The user may decide whether to let Open3DGRID do the whole job (i.e., computing COSMO files via TURBOMOLE and then running COSMOsar3D), or just running COSMOsar3D using pre-computed COSMO files. In the latter case, the file parameter is a wildcard pattern (e.g., /data/COSMO/*.cosmo, or C:\data\ligands\adenosine_????.cosmo) pointing to a series of COSMO files; there must be as many COSMO files as currently loaded objects or an error message will be raised.
Instead, if the user wishes to compute COSMO files as well, the ridft program (part of the TURBOMOLE suite) must be in the executable path; if this is not the case, the user shall issue the command

env qm_engine=/path/to/ridft

or alternatively set the O3_QM_ENGINE environment variable accordingly.
By default, the SVP basis set will be used; alternatively the user may choose the TZVP basis set with the basis_set parameter.

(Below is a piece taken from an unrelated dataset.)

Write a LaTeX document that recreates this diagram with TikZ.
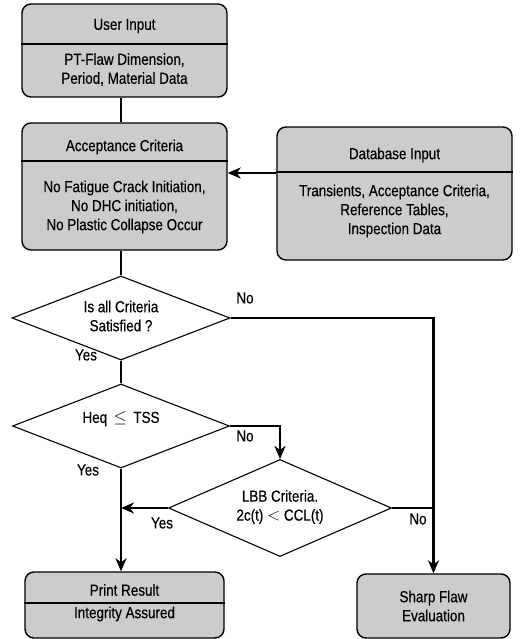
\documentclass[tikz,border=0pt]{standalone}
\usepackage{fontspec}
\setmainfont{Liberation Sans}[FakeStretch=0.84, FakeBold=0.4]
\usetikzlibrary{positioning,arrows.meta,shapes.geometric}

\begin{document}
\begin{tikzpicture}[
  x=1pt, y=-1pt, font=\fontsize{16}{19}\selectfont,
  box/.style={draw, line width=1.4pt, rounded corners=9pt, fill=black!20, inner sep=0pt},
  txt/.style={align=center, inner sep=0pt},
  dia/.style={draw, diamond, line width=1.1pt, inner sep=0pt},
  arr/.style={-{Stealth[length=13pt, width=11pt, inset=4pt]}, line width=2.6pt},
  ln/.style={line width=2.6pt},
  lbl/.style={inner sep=0pt}
]
\useasboundingbox (0,0) rectangle (522,639);
% boxes
\node[box, minimum width=205pt, minimum height=93pt] (user) at (124.5,50.5) {};
\draw[line width=1.4pt] (user.west |- 0,44) -- (user.east |- 0,44);
\node[txt] (userT) at (124.5,26) {User Input};
\node[txt] (userB) at (124.5,69.5) {PT-Flaw Dimension,\\Period, Material Data};

\node[box, minimum width=205pt, minimum height=127pt] (acc) at (124.5,186.5) {};
\draw[line width=1.4pt] (acc.west |- 0,161) -- (acc.east |- 0,161);
\node[txt] (accT) at (124.5,147) {Acceptance Criteria};
\node[txt] (accB) at (124.5,207) {No Fatigue Crack Initiation,\\No DHC initiation,\\No Plastic Collapse Occur};

\node[box, minimum width=235pt, minimum height=133pt] (db) at (394.5,193.5) {};
\draw[line width=1.4pt] (db.west |- 0,172) -- (db.east |- 0,172);
\node[txt] (dbT) at (394.5,155) {Database Input};
\node[txt] (dbB) at (394.5,211) {Transients, Acceptance Criteria,\\Reference Tables,\\Inspection Data};

\node[box, minimum width=199pt, minimum height=66pt] (pr) at (124.5,605) {};
\draw[line width=1.4pt] (pr.west |- 0,603) -- (pr.east |- 0,603);
\node[txt] (prT) at (124.5,590) {Print Result};
\node[txt] (prB) at (124.5,614) {Integrity Assured};

\node[box, minimum width=153pt, minimum height=64pt, txt] (sharp) at (433.5,606) {Sharp Flaw\\Evaluation};

% decisions
\node[dia, minimum width=218pt, minimum height=84pt] (d1) at (121,318) {};
\node[txt] (d1T) at (121,316) {Is all Criteria\\Satisfied ?};
\node[dia, minimum width=217pt, minimum height=84pt] (d2) at (121,426) {};
\node[txt] (d2T) at (121,419) {Heq\, $\leq$\, TSS};
\node[dia, minimum width=223pt, minimum height=97pt] (d3) at (280,508) {};
\node[txt] (d3T) at (280,507) {LBB Criteria.\\2c(t) $<$ CCL(t)};

% connectors
\draw[ln] (user.south -| d1.north) -- (acc.north -| d1.north);
\draw[arr] (db.west |- 0,173) -- (acc.east |- 0,173);
\draw[ln] (acc.south -| d1.north) -- (d1.north);
\draw[arr] (d1.east) -| (sharp.north);
\draw[ln] (d1.south) -- (d2.north);
\draw[arr] (d2.east) -| (d3.north);
\draw[arr] (d2.south) -- (pr.north -| d2.south);
\draw[arr] (d3.west) -- (d3.west -| d2.south);
\draw[ln] (d3.east) -- (d3.east -| sharp.north);

% labels
\node[lbl] (no1) at (245,298) {No};
\node[lbl] (yes1) at (86,355) {Yes};
\node[lbl] (no2) at (245,436) {No};
\node[lbl] (yes2) at (88,470) {Yes};
\node[lbl] (yes3) at (162,523) {Yes};
\node[lbl] (no3) at (418,519) {No};
\end{tikzpicture}
\end{document}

TURBOMOLE processes will be spawned in a multi-threaded fashion if n_cpus > 1.
COSMOsar3D descriptors will be computed using the same grid settings as currently defined in Open3DGRID, with a σ-interval compression coefficient of 6 (see COSMOsar3D documentation and reference [1]). The default value of 6 may be changed through the delsig parameter.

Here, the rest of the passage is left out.